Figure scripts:

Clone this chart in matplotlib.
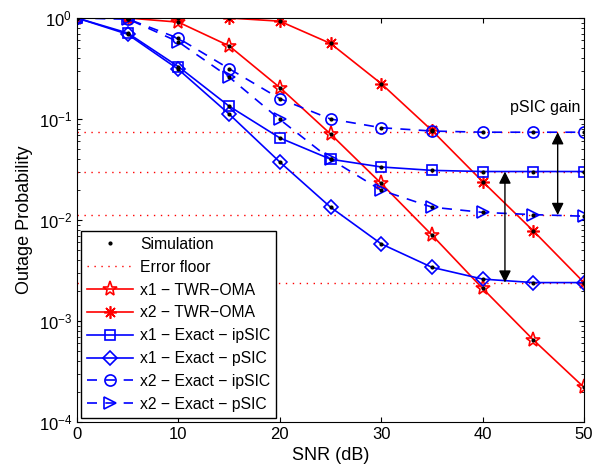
import numpy as np
import matplotlib.pyplot as plt

plt.rcParams['font.family'] = ['Liberation Sans', 'DejaVu Sans']

snr = [0, 5, 10, 15, 20, 25, 30, 35, 40, 45, 50]

x1_oma = [1, 1, 0.91, 0.53, 0.205, 0.071, 0.023, 0.0071, 0.0021, 0.00065, 0.00022]
x2_oma = [1, 1, 1, 1, 0.93, 0.56, 0.224, 0.077, 0.024, 0.0078, 0.0024]
x1_ipsic = [1, 0.71, 0.33, 0.134, 0.065, 0.040, 0.0335, 0.031, 0.0302, 0.0302, 0.0302]
x1_psic = [1, 0.69, 0.31, 0.112, 0.0375, 0.0134, 0.0058, 0.0034, 0.0026, 0.0024, 0.0024]
x2_ipsic = [1, 0.98, 0.63, 0.315, 0.159, 0.10, 0.082, 0.076, 0.074, 0.074, 0.074]
x2_psic = [1, 0.98, 0.58, 0.26, 0.099, 0.040, 0.0197, 0.0134, 0.0119, 0.0113, 0.0109]

floors = [0.074, 0.0302, 0.0112, 0.0024]

fig = plt.figure(figsize=(6.08, 4.75), dpi=100)
ax = fig.add_axes([0.1266, 0.1116, 0.834, 0.8505])

# simulation dots
for s in [x1_oma, x2_oma, x1_ipsic, x1_psic, x2_ipsic, x2_psic]:
    ax.plot(snr, s, '.', color='k', ms=4, zorder=5)
ax.plot([], [], '.', color='k', ms=4, label='Simulation')

for i, f in enumerate(floors):
    ax.plot([0, 50], [f, f], ':', color='red', lw=1, dashes=(1, 4),
            label='Error floor' if i == 0 else None)

ax.plot(snr, x1_oma, '-', color='red', lw=1.2, marker='*', ms=11, mfc='none', mew=1.2,
        label='x1 \u2212 TWR\u2212OMA')
ax.plot(snr, x2_oma, '-', color='red', lw=1.2, marker=(8, 2, 0), ms=9, mew=1.2,
        label='x2 \u2212 TWR\u2212OMA')
ax.plot(snr, x1_ipsic, '-', color='blue', lw=1.2, marker='s', ms=7, mfc='none', mew=1.2,
        label='x1 \u2212 Exact \u2212 ipSIC')
ax.plot(snr, x1_psic, '-', color='blue', lw=1.2, marker='D', ms=7, mfc='none', mew=1.2,
        label='x1 \u2212 Exact \u2212 pSIC')
ax.plot(snr, x2_ipsic, '--', color='blue', lw=1.2, marker='o', ms=8, mfc='none', mew=1.2,
        dashes=(6, 5), label='x2 \u2212 Exact \u2212 ipSIC')
ax.plot(snr, x2_psic, '--', color='blue', lw=1.2, marker='>', ms=8, mfc='none', mew=1.2,
        dashes=(6, 5), label='x2 \u2212 Exact \u2212 pSIC')

# gain arrows
ax.annotate('', xy=(47.4, floors[2]), xytext=(47.4, floors[0]),
            arrowprops=dict(arrowstyle='<|-|>', color='k', lw=1, mutation_scale=18,
                            shrinkA=0, shrinkB=0))
ax.annotate('', xy=(42.2, floors[3]), xytext=(42.2, floors[1]),
            arrowprops=dict(arrowstyle='<|-|>', color='k', lw=1, mutation_scale=18,
                            shrinkA=0, shrinkB=0))
ax.text(49.6, 0.13, 'pSIC gain', ha='right', va='center', fontsize=11.5)

ax.set_yscale('log')
ax.set_xlim(0, 50)
ax.set_ylim(1e-4, 1)
ax.set_xticks([0, 10, 20, 30, 40, 50])
ax.tick_params(which='both', direction='in', top=True, right=True, labelsize=12)
ax.set_xlabel('SNR (dB)', fontsize=13)
ax.set_ylabel('Outage Probability', fontsize=13)

leg = ax.legend(loc='lower left', fontsize=11.3, fancybox=False, edgecolor='k',
                framealpha=1, borderaxespad=0.25, handlelength=2.9, handletextpad=0.45,
                labelspacing=0.5)
leg.get_frame().set_linewidth(1)

fig.savefig('out.png', dpi=100)
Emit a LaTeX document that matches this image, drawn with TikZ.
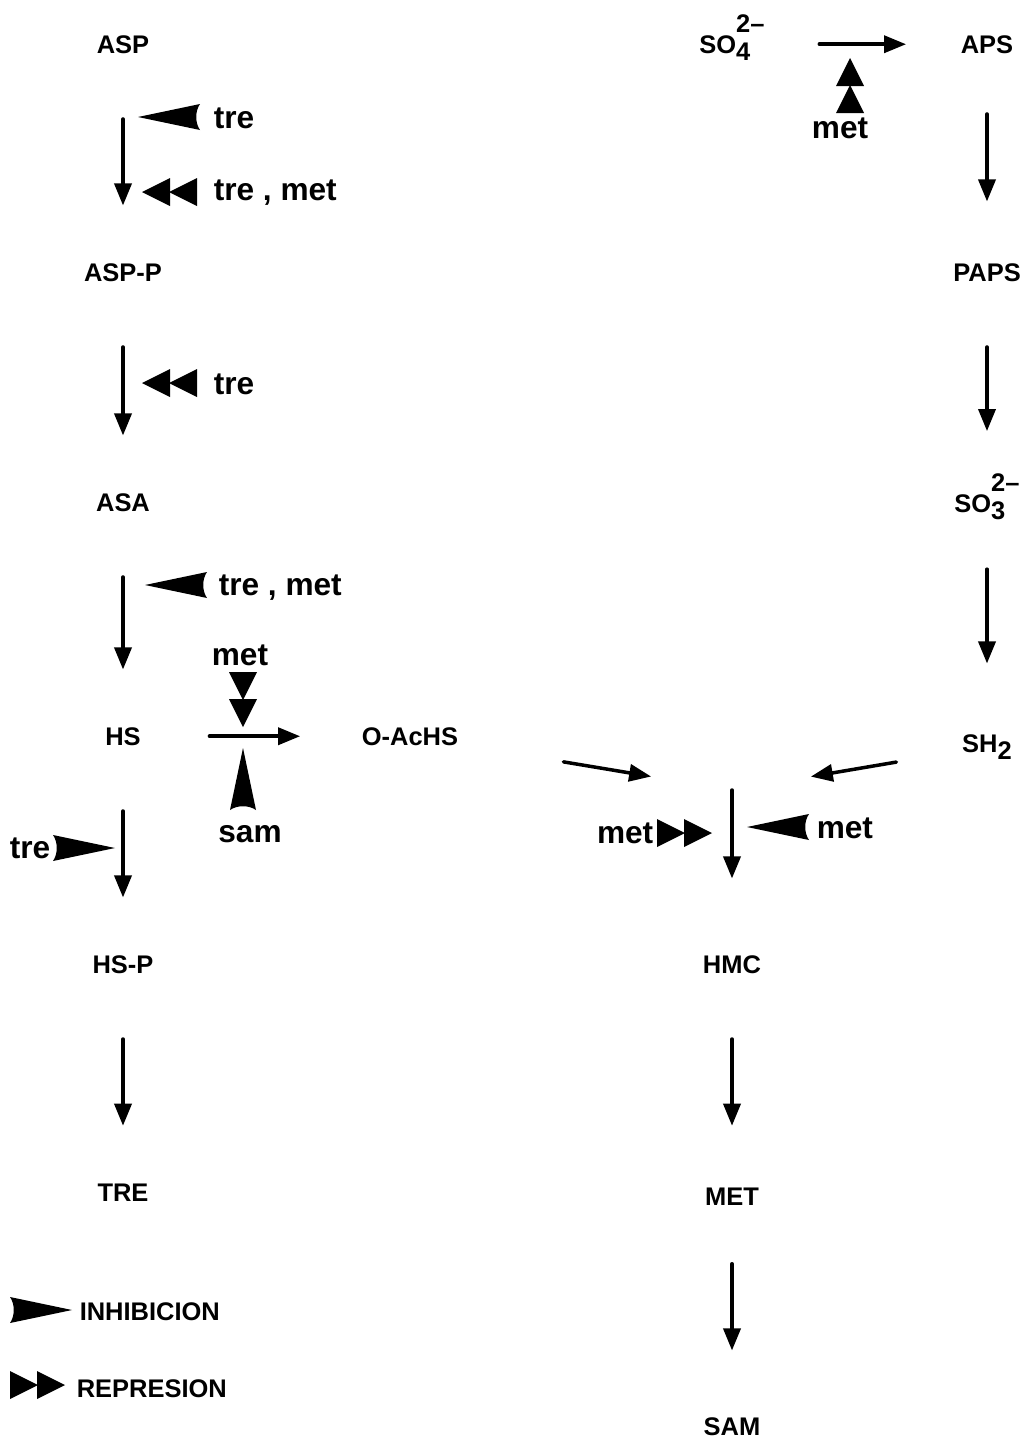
\documentclass[tikz,border=0pt]{standalone}
\usepackage{fontspec}
\setmainfont{Liberation Sans}
\usetikzlibrary{arrows.meta}
\tikzstyle{every path}=[line width=2pt,line cap=round,line join=round]
\tikzstyle{cmp}=[font=\fontsize{14.5}{16}\selectfont\bfseries,inner sep=0pt,anchor=base]
\tikzstyle{eff}=[font=\fontsize{18}{22}\selectfont\bfseries,inner sep=0pt,anchor=base west]
\tikzstyle{rx}=[-{Triangle[length=0.44cm,width=0.34cm]},shorten <=1.28cm,shorten >=1.12cm]
\tikzset{
  inhib/.pic={\fill (0,0) -- (62,13) .. controls (57,6) and (57,-6) .. (62,-13) -- cycle;},
  repr/.pic={\fill (0,0) -- (28,14) -- (28,-14) -- cycle;
             \fill (27,0) -- (55,14) -- (55,-14) -- cycle;}
}
\begin{document}
\begin{tikzpicture}[x=0.02cm,y=0.02cm]
\useasboundingbox (0,0) rectangle (1031,-1441);
%левая цепочка
\node[cmp] (asp) at (123,-53) {ASP};
\node[cmp] (aspp) at (123,-281) {ASP-P};
\node[cmp] (asa) at (123,-511) {ASA};
\node[cmp] (hs) at (123,-745) {HS};
\node[cmp] (oachs) at (410,-745) {O-AcHS};
\node[cmp] (hsp) at (123,-973) {HS-P};
\node[cmp] (tre) at (123,-1201) {TRE};
%правая цепочка
\node[cmp] (so4) at (732,-53) {SO\rlap{\raisebox{-0.28em}{4}}\raisebox{0.8em}{2\textendash}};
\node[cmp] (aps) at (987,-53) {APS};
\node[cmp] (paps) at (987,-281) {PAPS};
\node[cmp] (so3) at (987,-512) {SO\rlap{\raisebox{-0.28em}{3}}\raisebox{0.8em}{2\textendash}};
\node[cmp] (sh2) at (987,-752) {SH\raisebox{-0.28em}{2}};
\node[cmp] (hmc) at (732,-973) {HMC};
\node[cmp] (met) at (732,-1205) {MET};
\node[cmp] (sam) at (732,-1435) {SAM};
\coordinate (join) at (732,-790);
%стрелки
\draw[rx] (asp) -- (aspp);
\draw[rx] (aspp) -- (asa);
\draw[rx] (asa) -- (hs);
\draw[rx] (hs) -- (hsp);
\draw[rx] (hsp) -- (tre);
\draw[rx,shorten <=1.34cm,shorten >=1.2cm] (hs) -- (oachs);
\draw[rx,shorten <=1.06cm,shorten >=1.06cm] (so4.east |- aps) -- (aps);
\draw[rx,shorten <=1.18cm,shorten >=1.2cm] (aps) -- (paps);
\draw[rx,shorten >=0.82cm] (paps) -- (so3);
\draw[rx,shorten <=0.96cm,shorten >=1.38cm] (so3) -- (sh2);
\draw[rx,shorten <=2.1cm,shorten >=1.64cm] (oachs) -- (join);
\draw[rx,shorten <=1.3cm,shorten >=1.6cm] (sh2) -- (join);
\draw[rx,shorten <=0pt,shorten >=1.5cm] (join) -- (hmc);
\draw[rx,shorten >=1.2cm] (hmc) -- (met);
\draw[rx,shorten <=1.14cm,shorten >=1.3cm] (met) -- (sam);
%эффекторы
\node[eff] (t1) at (212,-128) {tre};
\node[eff] (t2) at (212,-200) {tre , met};
\node[eff] (t3) at (212,-394) {tre};
\node[eff] (t4) at (217,-595) {tre , met};
\node[eff,anchor=base] (m1) at (240,-665) {met};
\node[eff,anchor=base] (s1) at (250,-842) {sam};
\node[eff,anchor=base east] (t5) at (52,-858) {tre};
\node[eff,anchor=base] (m2) at (840,-138) {met};
\node[eff,anchor=base east] (m3) at (655,-843) {met};
\node[eff] (m4) at (815,-838) {met};
\pic at (138,-117) {inhib};
\pic at (142,-192) {repr};
\pic at (142,-383) {repr};
\pic at (145,-585) {inhib};
\pic[rotate=90] at (243,-727) {repr};
\pic[rotate=-90] at (243,-748) {inhib};
\pic[rotate=180] at (115,-848) {inhib};
\pic[rotate=-90] at (850,-58) {repr};
\pic[rotate=180] at (712,-833) {repr};
\pic at (747,-827) {inhib};
%легенда
\pic[rotate=180] at (72,-1310) {inhib};
\pic[rotate=180] at (65,-1385) {repr};
\node[cmp,anchor=base west] (inh) at (78,-1320) {INHIBICION};
\node[cmp,anchor=base west] (rep) at (75,-1397) {REPRESION};
\end{tikzpicture}
\end{document}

What to produce - Up to and including the line containing "40, 45, 50]", repeat every line from the start of the data, but none of the pictures.

Result -
Clone this chart in matplotlib.
import numpy as np
import matplotlib.pyplot as plt

plt.rcParams['font.family'] = ['Liberation Sans', 'DejaVu Sans']

snr = [0, 5, 10, 15, 20, 25, 30, 35, 40, 45, 50]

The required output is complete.